I know how all this happened. And I imagine everyone reading this will know as well.
All of the things that took place here were choices YOU made. They may not have been especially wise choices, and it seems you regret many of them.
But this isn’t going to get sorted until you take responsibility for your actions and exercise control in what you do next.
Begin with the woman from work. She evidently sees things very differently from you, and while you seem surprised she thinks you’re in a relationship, it is clear she got that impression from your words and deeds.
Given she has liked you for a while, and believes you are an item, she is liable to be very hurt, bewildered and upset about you finishing with her. You can’t put off upsetting her, but the quicker you end things the less likely she is to be misled. There is no need to be cruel or unpleasant, or make unfavourable comparisons with your ex-wife.

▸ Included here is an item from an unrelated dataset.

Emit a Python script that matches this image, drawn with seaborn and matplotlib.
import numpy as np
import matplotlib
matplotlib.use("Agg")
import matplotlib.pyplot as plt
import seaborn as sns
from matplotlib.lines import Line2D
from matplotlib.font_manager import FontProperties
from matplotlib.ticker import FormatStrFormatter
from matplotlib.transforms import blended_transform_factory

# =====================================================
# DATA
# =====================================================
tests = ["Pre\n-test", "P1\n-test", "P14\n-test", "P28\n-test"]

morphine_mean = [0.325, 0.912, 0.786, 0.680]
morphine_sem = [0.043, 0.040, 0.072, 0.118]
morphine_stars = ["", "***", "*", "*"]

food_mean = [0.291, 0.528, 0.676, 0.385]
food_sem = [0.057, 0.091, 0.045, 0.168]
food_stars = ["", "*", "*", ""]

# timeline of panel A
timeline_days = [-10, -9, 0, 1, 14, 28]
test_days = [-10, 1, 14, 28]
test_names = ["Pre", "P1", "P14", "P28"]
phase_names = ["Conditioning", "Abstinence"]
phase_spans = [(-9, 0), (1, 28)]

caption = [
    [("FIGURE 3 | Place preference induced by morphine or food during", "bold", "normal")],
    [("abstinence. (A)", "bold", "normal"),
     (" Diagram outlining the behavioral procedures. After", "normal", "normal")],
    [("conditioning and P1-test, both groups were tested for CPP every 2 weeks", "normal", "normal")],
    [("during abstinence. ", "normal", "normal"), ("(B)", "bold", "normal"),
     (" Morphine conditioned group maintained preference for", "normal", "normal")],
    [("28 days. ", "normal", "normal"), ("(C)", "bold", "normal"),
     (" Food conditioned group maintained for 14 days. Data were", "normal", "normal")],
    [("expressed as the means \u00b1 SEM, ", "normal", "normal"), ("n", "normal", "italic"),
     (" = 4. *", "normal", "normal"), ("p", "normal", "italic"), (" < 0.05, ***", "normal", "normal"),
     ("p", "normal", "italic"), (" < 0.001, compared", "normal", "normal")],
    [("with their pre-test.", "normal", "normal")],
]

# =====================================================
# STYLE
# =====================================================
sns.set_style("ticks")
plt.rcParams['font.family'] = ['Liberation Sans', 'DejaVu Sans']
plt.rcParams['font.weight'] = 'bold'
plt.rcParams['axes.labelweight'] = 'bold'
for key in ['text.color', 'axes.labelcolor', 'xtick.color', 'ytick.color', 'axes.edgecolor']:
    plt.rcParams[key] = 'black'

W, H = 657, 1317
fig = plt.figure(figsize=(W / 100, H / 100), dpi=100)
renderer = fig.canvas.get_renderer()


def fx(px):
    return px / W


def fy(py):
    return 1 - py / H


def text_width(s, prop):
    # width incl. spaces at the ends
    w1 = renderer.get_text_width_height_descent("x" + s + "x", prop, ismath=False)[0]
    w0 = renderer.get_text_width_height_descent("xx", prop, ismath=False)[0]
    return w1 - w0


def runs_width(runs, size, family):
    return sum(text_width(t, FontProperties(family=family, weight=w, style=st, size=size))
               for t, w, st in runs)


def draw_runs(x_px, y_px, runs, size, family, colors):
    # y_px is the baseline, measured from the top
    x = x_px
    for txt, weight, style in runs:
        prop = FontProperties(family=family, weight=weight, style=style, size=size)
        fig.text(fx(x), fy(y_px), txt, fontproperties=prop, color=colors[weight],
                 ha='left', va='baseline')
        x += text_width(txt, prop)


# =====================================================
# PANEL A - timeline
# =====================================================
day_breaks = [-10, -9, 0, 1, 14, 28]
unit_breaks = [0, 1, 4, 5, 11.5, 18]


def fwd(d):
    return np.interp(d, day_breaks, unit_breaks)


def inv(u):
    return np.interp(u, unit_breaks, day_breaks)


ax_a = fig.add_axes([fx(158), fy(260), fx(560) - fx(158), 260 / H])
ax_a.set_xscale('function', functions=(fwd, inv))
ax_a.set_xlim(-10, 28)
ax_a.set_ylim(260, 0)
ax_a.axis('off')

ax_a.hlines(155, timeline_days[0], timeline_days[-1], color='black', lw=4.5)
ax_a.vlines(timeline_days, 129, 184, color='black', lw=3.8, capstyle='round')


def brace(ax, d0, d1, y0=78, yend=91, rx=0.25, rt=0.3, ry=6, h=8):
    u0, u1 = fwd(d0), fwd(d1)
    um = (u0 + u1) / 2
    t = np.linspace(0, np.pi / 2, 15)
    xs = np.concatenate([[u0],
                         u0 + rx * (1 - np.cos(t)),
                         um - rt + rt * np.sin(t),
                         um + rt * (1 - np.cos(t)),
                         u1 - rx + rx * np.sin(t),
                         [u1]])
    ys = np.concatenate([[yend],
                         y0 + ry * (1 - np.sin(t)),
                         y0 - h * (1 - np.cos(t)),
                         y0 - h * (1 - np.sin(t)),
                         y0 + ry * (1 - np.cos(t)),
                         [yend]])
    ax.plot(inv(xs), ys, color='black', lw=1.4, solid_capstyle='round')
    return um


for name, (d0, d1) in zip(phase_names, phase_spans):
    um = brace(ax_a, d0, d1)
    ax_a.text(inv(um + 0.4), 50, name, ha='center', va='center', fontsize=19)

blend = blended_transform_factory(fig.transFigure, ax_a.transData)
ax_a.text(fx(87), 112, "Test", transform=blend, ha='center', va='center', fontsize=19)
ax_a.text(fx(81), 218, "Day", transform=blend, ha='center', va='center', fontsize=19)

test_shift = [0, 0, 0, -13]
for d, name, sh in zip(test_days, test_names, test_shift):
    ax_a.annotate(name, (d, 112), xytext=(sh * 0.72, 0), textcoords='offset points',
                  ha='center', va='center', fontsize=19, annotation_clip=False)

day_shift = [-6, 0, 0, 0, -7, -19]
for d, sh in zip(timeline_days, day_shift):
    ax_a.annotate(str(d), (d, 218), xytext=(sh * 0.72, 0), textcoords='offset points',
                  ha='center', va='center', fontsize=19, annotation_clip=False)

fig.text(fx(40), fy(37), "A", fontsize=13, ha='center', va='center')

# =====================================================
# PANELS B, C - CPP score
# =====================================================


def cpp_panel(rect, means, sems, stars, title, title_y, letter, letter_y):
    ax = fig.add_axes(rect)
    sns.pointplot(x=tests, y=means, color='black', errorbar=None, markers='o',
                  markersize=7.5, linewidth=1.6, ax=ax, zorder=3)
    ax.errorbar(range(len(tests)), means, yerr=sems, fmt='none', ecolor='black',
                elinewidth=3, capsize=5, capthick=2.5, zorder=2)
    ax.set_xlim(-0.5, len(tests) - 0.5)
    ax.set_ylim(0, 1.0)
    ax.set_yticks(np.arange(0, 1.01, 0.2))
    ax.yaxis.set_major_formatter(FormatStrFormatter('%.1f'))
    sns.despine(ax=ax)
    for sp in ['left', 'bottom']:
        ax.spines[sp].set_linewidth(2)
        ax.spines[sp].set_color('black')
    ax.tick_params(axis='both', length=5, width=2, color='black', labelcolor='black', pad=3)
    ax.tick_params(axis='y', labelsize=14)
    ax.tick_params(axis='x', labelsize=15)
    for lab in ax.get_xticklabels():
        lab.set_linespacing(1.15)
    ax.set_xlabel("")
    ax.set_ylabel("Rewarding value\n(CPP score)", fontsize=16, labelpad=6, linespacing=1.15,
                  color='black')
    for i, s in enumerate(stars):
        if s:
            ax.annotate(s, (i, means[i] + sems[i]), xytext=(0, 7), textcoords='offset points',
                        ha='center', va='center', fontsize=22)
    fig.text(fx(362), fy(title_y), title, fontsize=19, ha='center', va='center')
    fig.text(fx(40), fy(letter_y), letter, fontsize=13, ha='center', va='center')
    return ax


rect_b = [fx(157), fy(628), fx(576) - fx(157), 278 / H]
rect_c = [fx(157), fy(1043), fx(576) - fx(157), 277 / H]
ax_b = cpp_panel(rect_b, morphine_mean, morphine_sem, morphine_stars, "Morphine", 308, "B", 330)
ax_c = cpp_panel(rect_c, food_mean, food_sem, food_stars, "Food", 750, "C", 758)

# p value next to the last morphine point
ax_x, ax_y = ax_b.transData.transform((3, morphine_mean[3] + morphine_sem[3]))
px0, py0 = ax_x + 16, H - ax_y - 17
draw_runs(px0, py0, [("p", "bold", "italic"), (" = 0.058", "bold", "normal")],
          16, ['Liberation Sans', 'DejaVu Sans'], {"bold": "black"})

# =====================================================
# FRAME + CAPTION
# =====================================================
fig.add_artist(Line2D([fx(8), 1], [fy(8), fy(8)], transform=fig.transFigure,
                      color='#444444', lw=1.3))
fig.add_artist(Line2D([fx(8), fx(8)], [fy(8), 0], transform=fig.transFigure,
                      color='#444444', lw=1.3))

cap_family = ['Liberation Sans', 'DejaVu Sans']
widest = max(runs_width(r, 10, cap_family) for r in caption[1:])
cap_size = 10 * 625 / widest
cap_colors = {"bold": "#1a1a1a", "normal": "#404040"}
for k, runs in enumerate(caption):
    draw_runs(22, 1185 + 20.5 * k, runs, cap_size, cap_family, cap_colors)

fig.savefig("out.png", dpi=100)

Simply explain this relationship isn’t what you want, that you are sorry to disappoint her, but you need her to know where she stands.
Avoid getting into lengthy discussions, a return to sexting, or any of the kind of game playing you previously attempted with your ex-wife.
As you both work together it may make things very awkward, so make a plan to be professional and calm. If it’s likely there will be issues at work as a consequence of your break up you may want to talk to your union, HR department, or manager (if available/appropriate).
If it’s liable to threaten your career then looking for a new job may be sensible as you end the relationship.